Je 3,5 Millionen Euro erhalten der Sozialwissenschaftler André Bächtiger und der Quantenforscher Oliver Röhrle – beide Uni Stuttgart – für ihre Forschungsprojekte. Es geht um die Gestaltung von Demokratie und die Muskelsteuerung im Gehirn.

Zwei Forscher der Uni Stuttgart haben bei der Ausschreibung des Europäischen Forschungsrats (ERC) kräftig abgeräumt: Der Sozialwissenschaftler André Bächtiger und der Quantenforscher Oliver Röhrle sind mit dem renommierten ERC-Advanced Grant ausgezeichnet worden. Jeder von ihnen erhält für seine Forschungsprojekte 3,5 Millionen Euro.

 

André Bächtiger erforscht die Zukunft der Demokratie

André Bächtiger beschäftigt sich mit der Zukunft der Demokratie im 21. Jahrhundert – auf der Erde und auf dem Mars. Dazu lässt er repräsentativ ausgewählte Bürgerinnen und Bürger aus Deutschland den USA und Indien online mit Demokratieexperten über demokratische Werte wie Freiheit, Gleichheit, Gerechtigkeit, Nachhaltigkeit oder Effizienz diskutieren – und zwar in zwei Gruppen: einer Erde-Gruppe und einer Mars-Gruppe. Die Mars-Gruppe soll Demokratie auf dem roten Planeten designen, die Erde-Gruppe dasselbe im Kontext des eigenen Landes. Bächtiger, der den Lehrstuhl für Politische Theorie und Empirische Demokratieforschung am Institut für Sozialwissenschaften innehat, erwartet von den Mars-Gruppen in den drei Ländern radikalere Vorschläge für die Zukunft der Demokratie als von den Erde-Gruppen. Für politische Entscheidungsträger sei es wichtig, zu wissen, wie Bürger sich Demokratie wünschen, da diese künftig nur mit deren Beteiligung erfolgreich umgesetzt werden könne. Ziel sei, solche Prozesse zu systematisieren.

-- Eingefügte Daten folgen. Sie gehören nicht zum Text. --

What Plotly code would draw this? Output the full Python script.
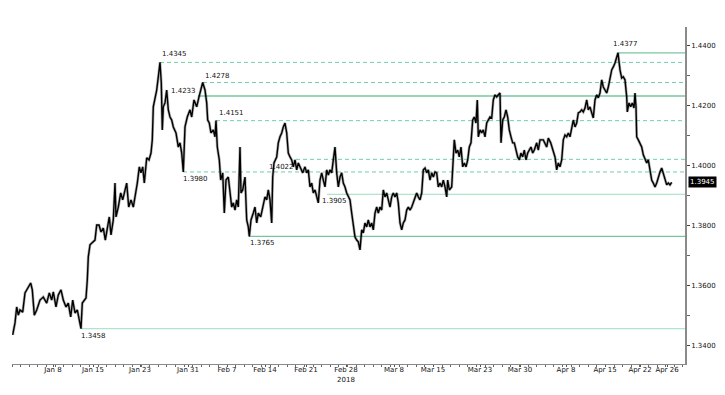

Oliver Röhrle will die neuronale Muskelansteuerung entschlüsseln

Oliver Röhrle erforscht, wie Muskeln neuronal angesteuert werden. Diese neuronale Aktivierung von Skelettmuskeln will er mit seinem Team mittels Quantensensoren und datengesteuerten Simulationsansätzen entschlüsseln – und zwar nichtinvasiv. Bisher untersuche man das menschliche neuromuskuläre System, indem man das elektrische Potenzial des Muskels messe und verarbeite. Doch der Nachteil sei, dass aufgrund der elektrischen Eigenschaften des Körpers das Signal verzerrt werde. Magnetische Felder hingegen könnten biologisches Gewebe ohne Formveränderungen durchdringen. Deren Messung erfordere hochempfindliche Geräte, die mit den neuen Quantensensor-Technologien erstmals zur Verfügung stünden. Röhrle verspricht sich davon etwa in der Medizin völlig neue Chancen für Diagnose und Behandlung, aber auch neue Trainings- und Reha-Methoden. Ziel sei der Aufbau eines Messsystems samt neuartiger Bildgebungsmethoden. Röhrle leitet das Institut für Modellierung und Simulation Biomechanischer Systeme und ist Forschungsleiter im Exzellenzcluster Daten-integrierte Simulationswissenschaft (Simtech).

Rektor Ressel sieht Profilbereiche der Uni Stuttgart gestärkt

Für Röhrle ist es bereits der zweite ERC-Grant, einen ERC-Proof-of-Concept Grant hat er schon. Bächtiger konnte als erster Sozialwissenschaftler der Uni Stuttgart einen ERC-Grant einwerben. Rektor Wolfram Ressel sieht darin nicht nur die Stärke der Uni in der Grundlagenforschung bestätigt, sondern auch die strukturbildenden Entwicklungen der letzten Jahre in den Profilbereichen Quantentechnologien, Simulationswissenschaft und Sozialwissenschaften. Insgesamt seien derzeit nun zwölf laufende ERC-Grants an der Uni Stuttgart angesiedelt.